Date of this Version

6-1993

Citation

The American Organist (June 1993) 27

Comments

Copyright © 1993, American Guild of Organists. Used by permission

Abstract

Despite two centuries of research into the life and music of Johann S. Bach, there is little that can be said with certainty about his organ registration practices. Aside from two short passages (quoted below) that merely assert Bach's understanding of and skill at registration, there is only J. F. Agricola's report that Bach liked reed stops. Up until now, it has not been possible to identify sources, either from Bach himself or from his immediate circle, that offer precise instructions on organ registration. The source described and translated here provides such information.

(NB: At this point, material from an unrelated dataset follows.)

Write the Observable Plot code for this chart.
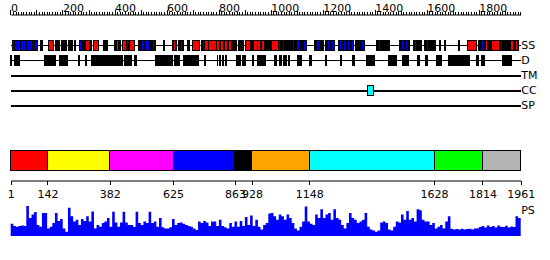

The source is an article found in Friedrich Wilhelm Marpurg's Historisch-Kritische Beytriige zur Aufnahme der Musik (Historical and Critical Contributions to the Reception of Music), Volume 3, Part 6 (Berlin: Gottlieb August Lange, 1758), pages 486 to 518. Marpurg-an author, theorist, and critic closely associated with the circle of Bach's students in Berlin-published the Historisch Kritische Beytriige as a periodical from 1754 to 1762 and again in 1778; it includes book reviews, biographies of musicians, discussions of problems in music theory, and reports on musical inventions. The article under consideration falls into the first of these categories. Ostensibly it is a review of a new collection of organ stoplists, the Sammlung einiger Nachrichten, published in 1757. In fact, only a small portion of the article is devoted to the new publication. That portion, however, begins the article, and this may be one reason why the significant information on registration found later in the article has escaped previous notice.